John Bennett

Personal information
- Full name: John Graham Bennett
- Date of birth: 21 March 1946 (age 80)
- Place of birth: Liverpool, England
- Position: Full back

Youth career
- 1961–1963: Liverpool

Senior career*
- Years: Team / Apps / (Gls)
- 1963–1966: Liverpool / 0 / (0)
- 1966–1969: Chester / 76 / (0)
- 1969–?: Macclesfield Town

= John Bennett (footballer, born 1946) =

English footballer

John Bennett (born 21 March 1946) was an English professional footballer who played as a full back. He made 76 Football League appearances.

==Playing career==
Bennett began his career with hometown club Liverpool, who he served his apprenticeship with before signing professional forms in April 1963. However, he failed to make a league appearance over the next three years and left for Division Four side Chester in June 1966. This was as part of a triple transfer deal that also saw Alan Hignett and John Sealey move from Anfield to Sealand Road for free. Bennett made 36 league appearances in 1966–67, initially playing in the number six shirt before becoming the club's regular full-back later in the campaign.

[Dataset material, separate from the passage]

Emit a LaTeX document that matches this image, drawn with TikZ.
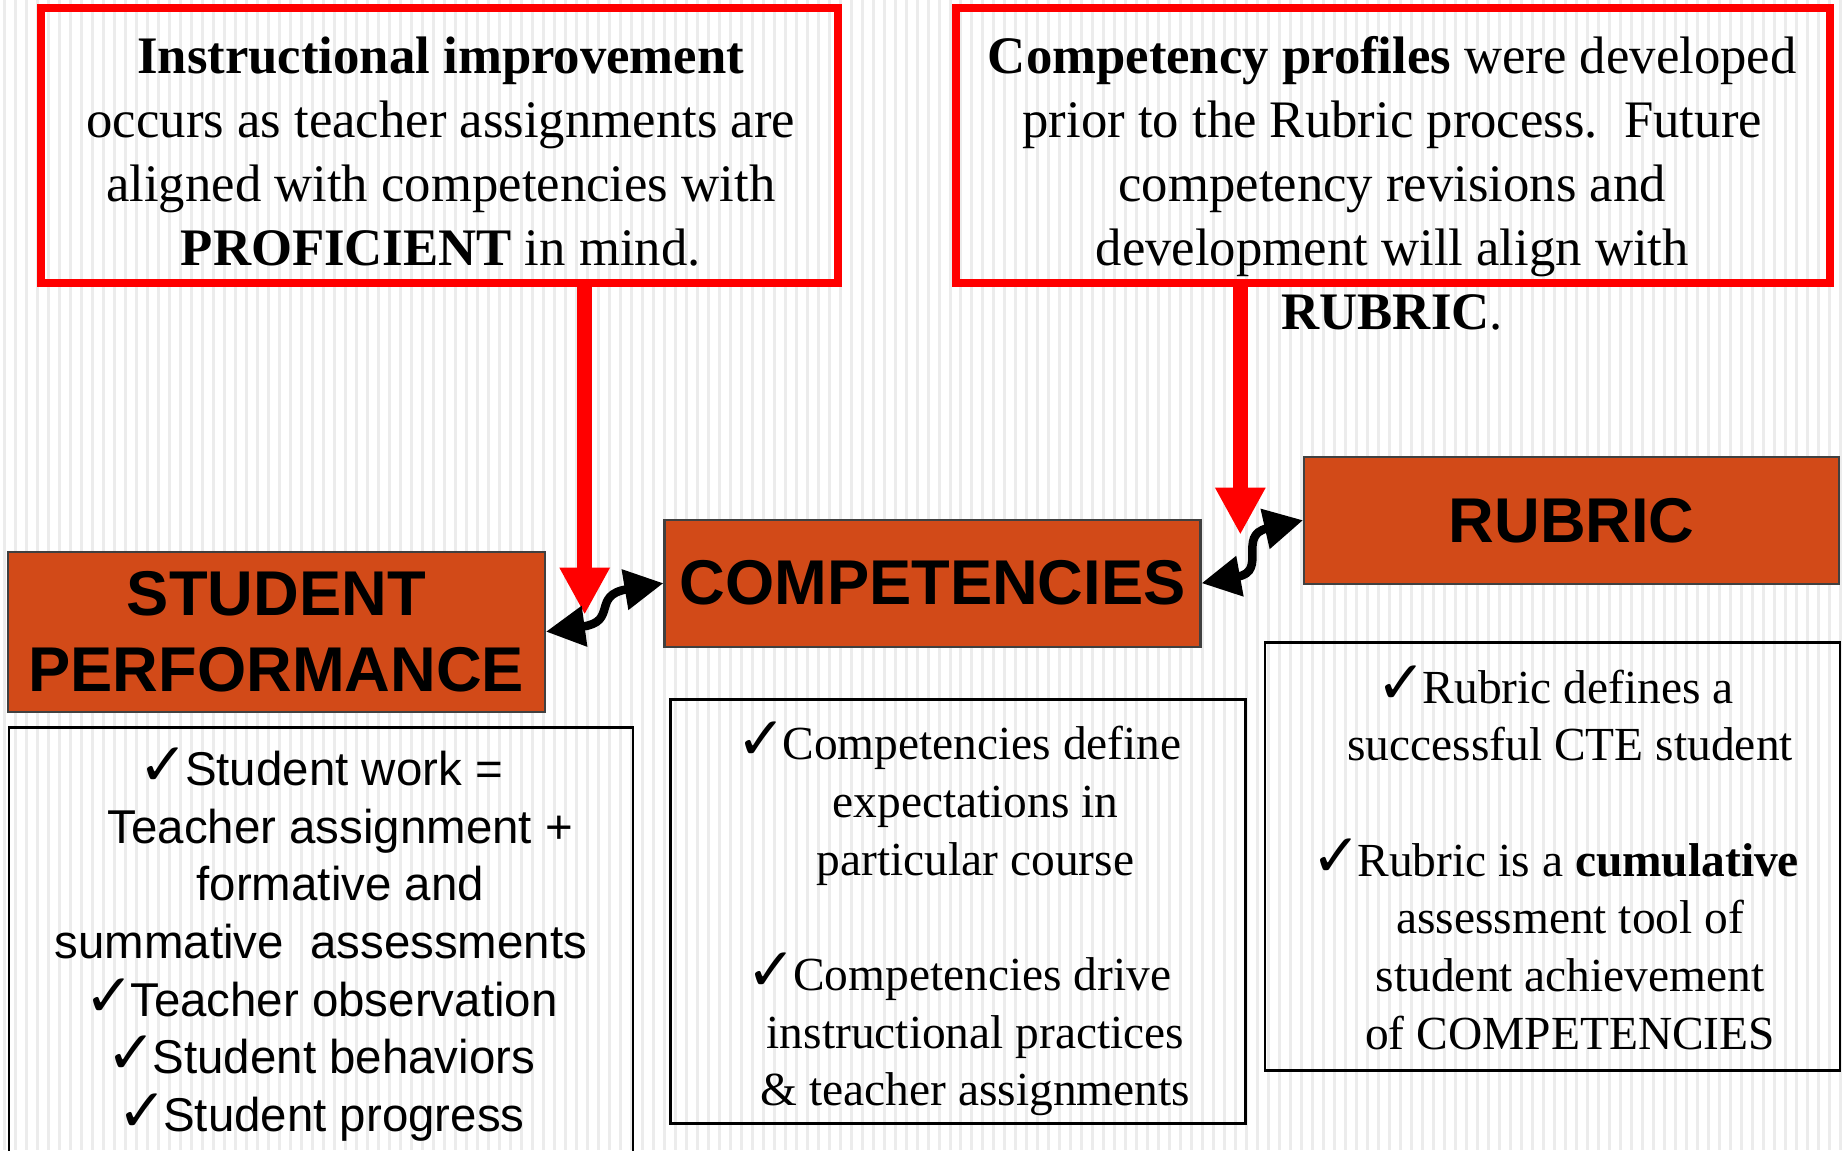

The following two seasons saw him make 23 and 13 appearances respectively. He failed to score any league goals for the club but did score twice in a Welsh Cup victory over Brymbo Steelworks in the 1967–68 Welsh Cup quarter-finals. He played his final game for the club in a 4–2 defeat by York City on 28 April 1969, as he was allowed to leave the club in the summer. This marked the end of his professional career and he joined non–league side Macclesfield Town. In May 1970 Bennett played at Wembley Stadium in the first final of the FA Trophy, helping Macclesfield beat Telford United 2–0. They completed a league and cup double by winning the Northern Premier League the following week.

==Honours==

Macclesfield Town
- FA Trophy winners: 1969–70
- Northern Premier League champions: 1969–70

==Bibliography==
- Sumner, Chas (1997). "On the Borderline: The Official History of Chester City F.C. 1885-1997"
- Phythian, Graham (2001). "Saga of the Silkmen: The History of Macclesfield Town F.C."